_Material for the task_
◇ ◇ ◇ ◇ ◇

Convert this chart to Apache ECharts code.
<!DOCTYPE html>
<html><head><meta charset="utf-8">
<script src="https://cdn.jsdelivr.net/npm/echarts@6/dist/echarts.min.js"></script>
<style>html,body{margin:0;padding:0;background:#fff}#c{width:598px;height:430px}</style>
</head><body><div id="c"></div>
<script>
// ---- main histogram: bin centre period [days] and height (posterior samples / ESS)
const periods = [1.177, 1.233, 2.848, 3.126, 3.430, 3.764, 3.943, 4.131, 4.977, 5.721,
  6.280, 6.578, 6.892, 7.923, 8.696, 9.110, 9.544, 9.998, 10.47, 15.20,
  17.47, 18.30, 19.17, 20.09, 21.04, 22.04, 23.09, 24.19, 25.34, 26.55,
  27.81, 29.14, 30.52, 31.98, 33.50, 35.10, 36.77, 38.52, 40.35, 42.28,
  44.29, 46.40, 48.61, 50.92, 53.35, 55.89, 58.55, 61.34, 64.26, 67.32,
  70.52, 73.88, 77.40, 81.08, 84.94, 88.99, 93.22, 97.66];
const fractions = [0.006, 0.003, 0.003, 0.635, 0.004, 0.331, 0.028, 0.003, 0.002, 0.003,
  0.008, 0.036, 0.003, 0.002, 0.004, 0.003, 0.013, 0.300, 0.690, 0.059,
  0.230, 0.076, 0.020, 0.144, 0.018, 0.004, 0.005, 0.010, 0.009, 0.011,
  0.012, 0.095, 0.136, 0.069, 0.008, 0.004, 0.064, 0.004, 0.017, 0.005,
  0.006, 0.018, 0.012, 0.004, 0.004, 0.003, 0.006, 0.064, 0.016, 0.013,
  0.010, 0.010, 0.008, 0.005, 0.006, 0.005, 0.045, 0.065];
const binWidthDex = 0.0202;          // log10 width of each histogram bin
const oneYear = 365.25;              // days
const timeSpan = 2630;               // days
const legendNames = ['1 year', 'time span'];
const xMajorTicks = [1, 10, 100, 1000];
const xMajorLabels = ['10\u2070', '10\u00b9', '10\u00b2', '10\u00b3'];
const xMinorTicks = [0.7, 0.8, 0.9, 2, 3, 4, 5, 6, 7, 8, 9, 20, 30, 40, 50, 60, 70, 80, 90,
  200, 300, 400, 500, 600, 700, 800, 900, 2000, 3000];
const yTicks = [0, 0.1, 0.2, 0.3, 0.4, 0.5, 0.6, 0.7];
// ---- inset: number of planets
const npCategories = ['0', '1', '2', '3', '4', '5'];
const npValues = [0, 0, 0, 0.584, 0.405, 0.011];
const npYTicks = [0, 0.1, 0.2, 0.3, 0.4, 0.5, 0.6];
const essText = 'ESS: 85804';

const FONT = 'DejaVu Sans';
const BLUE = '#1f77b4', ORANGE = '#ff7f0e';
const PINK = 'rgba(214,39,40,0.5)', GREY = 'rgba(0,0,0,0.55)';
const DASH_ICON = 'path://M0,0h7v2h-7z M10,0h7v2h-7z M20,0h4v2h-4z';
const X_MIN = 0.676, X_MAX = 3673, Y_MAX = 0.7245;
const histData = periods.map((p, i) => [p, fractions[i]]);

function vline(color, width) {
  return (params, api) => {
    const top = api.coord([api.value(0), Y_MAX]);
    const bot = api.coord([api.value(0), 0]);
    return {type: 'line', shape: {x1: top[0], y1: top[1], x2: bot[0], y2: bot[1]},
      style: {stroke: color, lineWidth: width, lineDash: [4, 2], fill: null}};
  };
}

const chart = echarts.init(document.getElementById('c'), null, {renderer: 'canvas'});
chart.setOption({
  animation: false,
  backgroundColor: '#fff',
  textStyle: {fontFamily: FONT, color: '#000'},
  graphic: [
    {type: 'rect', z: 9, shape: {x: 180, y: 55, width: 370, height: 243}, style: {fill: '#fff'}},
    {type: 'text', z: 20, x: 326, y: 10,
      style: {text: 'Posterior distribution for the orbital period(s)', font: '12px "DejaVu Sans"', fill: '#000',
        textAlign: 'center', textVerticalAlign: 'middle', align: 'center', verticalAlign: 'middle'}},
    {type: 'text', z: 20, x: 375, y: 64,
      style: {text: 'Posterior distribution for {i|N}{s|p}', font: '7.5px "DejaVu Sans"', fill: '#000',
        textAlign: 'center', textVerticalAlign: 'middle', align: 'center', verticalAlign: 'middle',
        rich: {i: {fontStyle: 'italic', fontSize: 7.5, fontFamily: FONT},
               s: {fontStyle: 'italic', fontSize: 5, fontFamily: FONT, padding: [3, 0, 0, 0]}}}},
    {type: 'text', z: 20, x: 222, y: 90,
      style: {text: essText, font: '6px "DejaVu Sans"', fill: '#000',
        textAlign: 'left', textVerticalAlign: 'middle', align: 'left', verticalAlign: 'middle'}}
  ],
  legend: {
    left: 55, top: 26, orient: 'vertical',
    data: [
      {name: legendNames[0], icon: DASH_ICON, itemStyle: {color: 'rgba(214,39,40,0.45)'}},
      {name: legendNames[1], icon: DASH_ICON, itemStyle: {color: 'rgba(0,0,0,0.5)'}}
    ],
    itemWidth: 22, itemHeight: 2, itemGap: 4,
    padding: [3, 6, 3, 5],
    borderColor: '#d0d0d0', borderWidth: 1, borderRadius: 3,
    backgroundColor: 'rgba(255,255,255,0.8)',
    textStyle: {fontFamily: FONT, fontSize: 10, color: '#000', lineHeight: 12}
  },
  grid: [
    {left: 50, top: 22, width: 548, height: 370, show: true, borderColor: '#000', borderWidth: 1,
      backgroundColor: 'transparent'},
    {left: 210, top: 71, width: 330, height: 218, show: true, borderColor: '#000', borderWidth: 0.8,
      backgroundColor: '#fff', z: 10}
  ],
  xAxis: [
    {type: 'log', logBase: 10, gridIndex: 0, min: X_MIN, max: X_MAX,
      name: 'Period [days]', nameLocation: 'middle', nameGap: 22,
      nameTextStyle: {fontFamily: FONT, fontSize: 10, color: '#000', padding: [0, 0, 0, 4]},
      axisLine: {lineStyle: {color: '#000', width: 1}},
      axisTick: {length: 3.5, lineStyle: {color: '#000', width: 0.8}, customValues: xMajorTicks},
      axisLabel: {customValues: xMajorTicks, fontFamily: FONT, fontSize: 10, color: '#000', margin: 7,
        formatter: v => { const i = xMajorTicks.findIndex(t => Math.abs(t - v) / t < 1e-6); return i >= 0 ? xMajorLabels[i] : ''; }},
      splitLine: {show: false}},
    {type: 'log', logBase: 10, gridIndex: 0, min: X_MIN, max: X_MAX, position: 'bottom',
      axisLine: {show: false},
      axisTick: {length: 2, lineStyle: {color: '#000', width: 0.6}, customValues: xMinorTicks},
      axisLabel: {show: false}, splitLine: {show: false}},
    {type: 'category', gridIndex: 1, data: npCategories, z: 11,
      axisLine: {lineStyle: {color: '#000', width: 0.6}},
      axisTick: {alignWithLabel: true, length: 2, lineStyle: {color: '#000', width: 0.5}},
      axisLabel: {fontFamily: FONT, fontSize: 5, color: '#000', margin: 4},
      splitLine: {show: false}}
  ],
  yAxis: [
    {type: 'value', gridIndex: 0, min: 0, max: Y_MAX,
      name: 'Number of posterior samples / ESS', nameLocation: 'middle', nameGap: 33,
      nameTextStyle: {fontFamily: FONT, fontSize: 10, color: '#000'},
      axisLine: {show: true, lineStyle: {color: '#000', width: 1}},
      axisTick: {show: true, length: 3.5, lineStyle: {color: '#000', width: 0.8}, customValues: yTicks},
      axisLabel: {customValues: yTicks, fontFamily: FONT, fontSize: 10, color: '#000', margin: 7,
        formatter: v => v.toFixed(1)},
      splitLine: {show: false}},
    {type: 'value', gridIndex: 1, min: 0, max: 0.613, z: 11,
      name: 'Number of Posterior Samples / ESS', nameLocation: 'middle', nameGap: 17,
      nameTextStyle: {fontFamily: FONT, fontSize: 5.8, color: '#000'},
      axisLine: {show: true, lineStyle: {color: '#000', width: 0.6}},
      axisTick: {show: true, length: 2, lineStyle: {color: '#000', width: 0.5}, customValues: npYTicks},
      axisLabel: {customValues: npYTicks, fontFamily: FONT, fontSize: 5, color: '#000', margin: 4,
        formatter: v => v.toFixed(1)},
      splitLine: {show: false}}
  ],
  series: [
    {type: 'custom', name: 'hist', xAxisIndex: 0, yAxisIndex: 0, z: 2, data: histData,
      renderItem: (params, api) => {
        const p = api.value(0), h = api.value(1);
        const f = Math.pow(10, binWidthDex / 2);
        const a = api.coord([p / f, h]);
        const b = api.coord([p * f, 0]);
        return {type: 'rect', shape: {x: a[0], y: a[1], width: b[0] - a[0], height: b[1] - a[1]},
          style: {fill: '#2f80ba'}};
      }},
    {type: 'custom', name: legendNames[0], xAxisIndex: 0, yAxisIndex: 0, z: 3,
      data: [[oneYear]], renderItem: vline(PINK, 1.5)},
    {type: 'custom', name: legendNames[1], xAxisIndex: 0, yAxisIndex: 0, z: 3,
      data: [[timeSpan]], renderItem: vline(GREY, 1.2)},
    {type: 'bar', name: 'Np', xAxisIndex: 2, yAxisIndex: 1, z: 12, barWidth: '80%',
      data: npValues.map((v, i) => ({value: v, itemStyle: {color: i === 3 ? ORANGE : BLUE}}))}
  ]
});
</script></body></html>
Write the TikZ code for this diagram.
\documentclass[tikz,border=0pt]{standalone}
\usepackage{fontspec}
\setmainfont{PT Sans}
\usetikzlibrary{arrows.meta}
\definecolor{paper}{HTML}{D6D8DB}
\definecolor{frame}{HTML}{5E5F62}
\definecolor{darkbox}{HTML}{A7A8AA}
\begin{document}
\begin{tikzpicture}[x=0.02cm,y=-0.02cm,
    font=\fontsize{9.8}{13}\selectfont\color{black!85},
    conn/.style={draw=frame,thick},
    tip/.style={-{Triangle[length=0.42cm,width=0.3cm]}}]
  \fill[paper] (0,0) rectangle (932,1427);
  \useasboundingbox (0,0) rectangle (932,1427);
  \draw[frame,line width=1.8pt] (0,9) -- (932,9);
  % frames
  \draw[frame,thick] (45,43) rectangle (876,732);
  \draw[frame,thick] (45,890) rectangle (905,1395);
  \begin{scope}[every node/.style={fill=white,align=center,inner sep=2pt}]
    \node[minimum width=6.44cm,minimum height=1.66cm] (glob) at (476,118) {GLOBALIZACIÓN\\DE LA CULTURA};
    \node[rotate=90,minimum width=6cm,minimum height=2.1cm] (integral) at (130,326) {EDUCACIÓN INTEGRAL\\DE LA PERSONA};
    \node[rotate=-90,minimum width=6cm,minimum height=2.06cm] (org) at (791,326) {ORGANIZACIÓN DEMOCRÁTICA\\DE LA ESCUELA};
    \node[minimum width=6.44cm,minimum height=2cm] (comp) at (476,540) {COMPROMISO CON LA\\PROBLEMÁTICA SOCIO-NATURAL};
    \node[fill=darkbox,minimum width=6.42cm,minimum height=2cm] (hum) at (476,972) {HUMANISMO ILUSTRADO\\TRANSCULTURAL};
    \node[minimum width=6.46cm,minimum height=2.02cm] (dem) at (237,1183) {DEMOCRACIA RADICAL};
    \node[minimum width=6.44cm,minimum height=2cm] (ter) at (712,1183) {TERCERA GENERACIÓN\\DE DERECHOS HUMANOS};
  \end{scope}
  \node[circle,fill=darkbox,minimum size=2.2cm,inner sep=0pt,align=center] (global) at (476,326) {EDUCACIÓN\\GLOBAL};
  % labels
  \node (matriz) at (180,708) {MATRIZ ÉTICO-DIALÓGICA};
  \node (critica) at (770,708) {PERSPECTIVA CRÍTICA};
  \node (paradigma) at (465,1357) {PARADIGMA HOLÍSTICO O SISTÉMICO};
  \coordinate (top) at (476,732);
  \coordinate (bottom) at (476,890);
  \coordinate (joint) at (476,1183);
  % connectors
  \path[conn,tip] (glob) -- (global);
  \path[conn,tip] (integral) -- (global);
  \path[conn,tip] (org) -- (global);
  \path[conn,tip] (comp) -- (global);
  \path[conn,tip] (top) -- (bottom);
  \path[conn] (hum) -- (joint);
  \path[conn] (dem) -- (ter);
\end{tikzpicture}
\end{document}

◇ ◇ ◇ ◇ ◇

In the entries above, how many lines hold the word "this"? State the number and nothing else.

2